As the diff stat output shows, it’s a rather light maintenance update over 1.3.1:

 ChangeLog                              |   12 ++
 libhtp/configure.ac                    |    2 +-
 libhtp/htp.pc.in                       |    2 +-
 libhtp/htp/htp.h                       |    2 +-
 src/app-layer-htp-file.c               |  145 ++++++++++++++++++++++++
 src/app-layer-htp.c                    |  192 ++++++++++++++++++++++++++------
 src/decode.c                           |    3 +
 src/decode.h                           |    1 +
 src/defrag.c                           |    4 +-
 src/detect-engine-content-inspection.c |    9 --
 src/detect-flow.c                      |   68 ++++++++++-
 src/source-af-packet.c                 |    9 ++
 src/source-ipfw.c                      |   13 ++-
 src/source-pfring.c                    |   28 ++---
 src/stream-tcp-reassemble.c            |    1 +
 src/util-cpu.c                         |   10 +-
 16 files changed, 435 insertions(+), 66 deletions(-)

Only the HTTP changes look big, but that is due to adding some unittests. Same for flow keyword.

Because of the fixes updating is still highly recommended. Most fixes improve detection accuracy.

Full notes at our new website: http://suricata-ids.org/2012/10/03/suricata-1-3-2-available/

First beta for Suricata 1.4

The first test release for the new Suricata 1.4 branch as just been released. Some really exciting stuff was added. Let me highlight some of it:

AF_PACKET IPS mode: Eric Leblond has been working on extending the passive AF_PACKET support to support IPS as well. Eric has documented the new feature on his blog.

TLS logging and certificate storage: created by contributor Jean-Paul Roliers under guidance of Eric Leblond. As a bonus, a rule keyword to match on certifcate fingerprints.

Custom HTTP logging: contributor Ignacio Sanchez created a new output mode for our HTTP log module, allowing the admin to customize the log message format. He has made it compatible to Apache’s mod_log_config. For more information, see our wiki page.

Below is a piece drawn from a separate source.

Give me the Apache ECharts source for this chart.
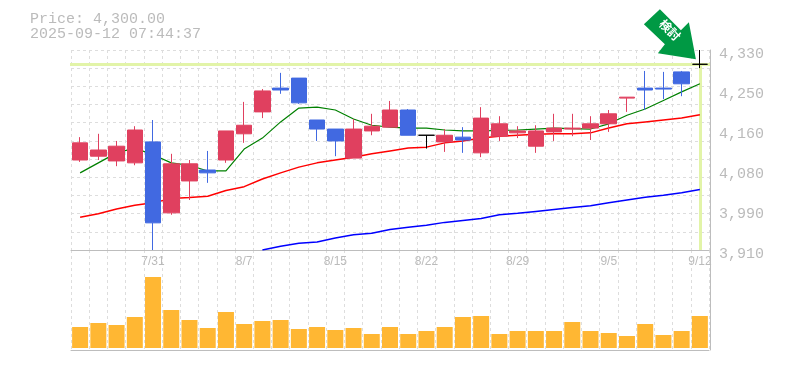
<!DOCTYPE html>
<html><head><meta charset="utf-8">
<style>html,body{margin:0;padding:0;background:#fff}#c{width:785px;height:370px}</style>
<script src="https://cdn.jsdelivr.net/npm/echarts@6/dist/echarts.min.js"></script>
</head><body><div id="c"></div>
<script>
const dates = ['7/25','7/28','7/29','7/30','7/31','8/1','8/4','8/5','8/6','8/7','8/8','8/12','8/13','8/14','8/15','8/18','8/19','8/20','8/21','8/22','8/25','8/26','8/27','8/28','8/29','9/1','9/2','9/3','9/4','9/5','9/8','9/9','9/10','9/11','9/12'];
const opens  = [4099,4107,4097,4093,4137,3988,4055,4078,4099,4154,4200,4250,4271,4183,4164,4103,4160,4168,4204,4151,4137,4147,4114,4149,4156,4128,4158,4164,4166,4175,4229,4250,4250,4284,4300];
const closes = [4135,4120,4128,4162,3967,4091,4091,4072,4160,4172,4244,4246,4219,4164,4139,4164,4170,4204,4151,4151,4151,4141,4187,4175,4160,4160,4166,4166,4175,4196,4231,4246,4248,4259,4300];
const highs  = [4147,4154,4139,4170,4183,4112,4099,4118,4160,4221,4248,4282,4271,4183,4164,4185,4196,4223,4206,4151,4164,4168,4210,4191,4170,4172,4196,4196,4191,4204,4231,4286,4284,4286,4330];
const lows   = [4095,4099,4086,4088,3910,3984,4015,4051,4093,4135,4187,4238,4217,4139,4107,4103,4151,4168,4151,4123,4116,4114,4105,4139,4145,4114,4139,4149,4141,4158,4200,4204,4227,4233,4292];
const maShort = [4072,4093,4114,4124,4110,4093,4088,4076,4076,4122,4145,4179,4208,4210,4204,4185,4172,4168,4166,4166,4162,4160,4160,4161,4162,4164,4166,4165,4164,4175,4193,4206,4224,4242,4259];
const maMid   = [3979,3986,3996,4004,4009,4018,4020,4023,4035,4043,4059,4072,4084,4093,4099,4105,4112,4118,4124,4126,4135,4139,4145,4149,4151,4153,4154,4154,4156,4166,4175,4179,4183,4187,4194];
const maLong  = [null,null,null,null,null,null,null,null,null,null,3910,3918,3924,3927,3935,3942,3945,3953,3958,3962,3968,3972,3976,3984,3987,3991,3995,3999,4003,4009,4015,4021,4025,4030,4037];
const volumes = [21,25,23,31,71,38,28,20,36,24,27,28,19,21,18,20,14,21,14,17,21,31,32,14,17,17,17,26,17,15,12,24,13,17,32];
const priceTicks = [3910,3994,4078,4162,4246,4330];
const priceTickLabels = ['3,910','3,990','4,080','4,160','4,250','4,330'];
const currentPrice = 4300;
const titleLines = ['Price: 4,300.00','2025-09-12 07:44:37'];
const badgeText = '検討';

const GRAY='#bdbdbd', DASH='#dddddd', MONO='"Liberation Mono","DejaVu Sans Mono",monospace';
const candle = dates.map((d,i)=>[opens[i],closes[i],lows[i],highs[i]]);
const last = dates[dates.length-1];
const splitX = {show:true,interval:0,lineStyle:{color:DASH,type:[3,3],width:1}};
const chart = echarts.init(document.getElementById('c'),null,{renderer:'canvas'});
chart.setOption({
  animation:false,
  backgroundColor:'#fff',
  title:{text:titleLines.join('\n'),left:25,top:7,textStyle:{fontFamily:MONO,fontSize:15,fontWeight:'normal',color:'#bbbbbb',lineHeight:15}},
  grid:[{left:71,top:50,width:638,height:200},{left:71,top:250,width:638,height:100}],
  xAxis:[
    {type:'category',gridIndex:0,data:dates,boundaryGap:true,
     axisLine:{show:true,onZero:false,lineStyle:{color:GRAY,width:1}},axisTick:{show:false},
     axisLabel:{show:true,interval:(i)=>i%5===4,margin:6,color:'#bbbbbb',fontFamily:'"Liberation Sans",Arial,sans-serif',fontSize:12,hideOverlap:false},
     splitLine:splitX},
    {type:'category',gridIndex:1,data:dates,boundaryGap:true,
     axisLine:{show:true,onZero:false,lineStyle:{color:GRAY,width:1}},axisTick:{show:false},axisLabel:{show:false},
     splitLine:splitX}
  ],
  yAxis:[
    {type:'value',gridIndex:0,position:'right',offset:1,min:3910,max:4330,
     axisLine:{show:true,lineStyle:{color:GRAY,width:1}},axisTick:{show:false},splitLine:{show:false},
     axisLabel:{show:true,customValues:priceTicks,margin:9,color:'#bbbbbb',fontFamily:MONO,fontSize:15,verticalAlign:'top',lineHeight:8,
       formatter:(v)=>priceTickLabels[priceTicks.indexOf(v)]}},
    {type:'value',gridIndex:0,position:'left',min:0,max:11,interval:1,
     axisLine:{show:false},axisTick:{show:false},axisLabel:{show:false},
     splitLine:{show:true,lineStyle:{color:DASH,type:[3,3],width:1}}},
    {type:'value',gridIndex:1,position:'right',offset:1,min:-2,max:98,
     axisLine:{show:true,lineStyle:{color:GRAY,width:1}},axisTick:{show:false},axisLabel:{show:false},splitLine:{show:false}}
  ],
  series:[
    {type:'line',name:'long',data:maLong,xAxisIndex:0,yAxisIndex:0,showSymbol:false,symbol:'none',z:2,connectNulls:false,lineStyle:{color:'#0000ff',width:1.5}},
    {type:'line',name:'mid',data:maMid,xAxisIndex:0,yAxisIndex:0,showSymbol:false,symbol:'none',z:2,lineStyle:{color:'#ff0000',width:1.5}},
    {type:'line',name:'short',data:maShort,xAxisIndex:0,yAxisIndex:0,showSymbol:false,symbol:'none',z:2,lineStyle:{color:'#008000',width:1.2}},
    {type:'candlestick',data:candle,xAxisIndex:0,yAxisIndex:0,barWidth:16,z:3,clip:false,
     itemStyle:{color:'#e0405f',color0:'#4169e1',borderColor:'#e0405f',borderColor0:'#4169e1',borderColorDoji:'#000000',borderWidth:1},
     markLine:{silent:true,symbol:'none',z:1,label:{show:false},animation:false,
       lineStyle:{color:'#e2f4a8',width:3,type:'solid'},
       data:[[{coord:[dates[0],currentPrice],x:70},{coord:[last,currentPrice],x:710}],
             [{coord:[last,currentPrice]},{coord:[last,3910]}]]},
     markPoint:{silent:true,z:6,animation:false,
       data:[{coord:[last,currentPrice],symbol:'path://M16,0 L0,15 L21,35 L14,44 L52,50 L45,13 L37,21 Z',symbolSize:[52,50],symbolOffset:[-30,-30],
         itemStyle:{color:'#009944'},
         label:{show:true,formatter:badgeText,position:'inside',offset:[-3,-3],rotate:-45,color:'#fff',fontSize:12,fontWeight:'bold',fontFamily:'"Noto Sans CJK JP"'}}]}},
    {type:'bar',data:volumes,xAxisIndex:1,yAxisIndex:2,barWidth:16,itemStyle:{color:'#ffb733'}}
  ]
});
</script></body></html>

Tunnel decoding: Michel Saborde opened a bunch of tickets for Teredo, IPv4-in-IPv6 and IPv6-in-IPv6 tunneling. Saved a lot of time in Eric’s implementation.

There is more, like the luajit keyword I wrote about yesterday here.

So there are a lot of changes. Git gives us the following numbers: “106 files changed, 6966 insertions(+), 2259 deletions(-)” in just 3 weeks. This means the release is definitely beta quality, so use with care.

Grab it here: http://www.openinfosecfoundation.org/download/suricata-1.4beta1.tar.gz

Next week the team will be in Amsterdam for the RAID 2012 conference. After that we’ll continue to work towards 1.4beta2. For an idea of what is coming, check the milestone.

Until than, have fun with this new beta. Many thanks to our generous contributors!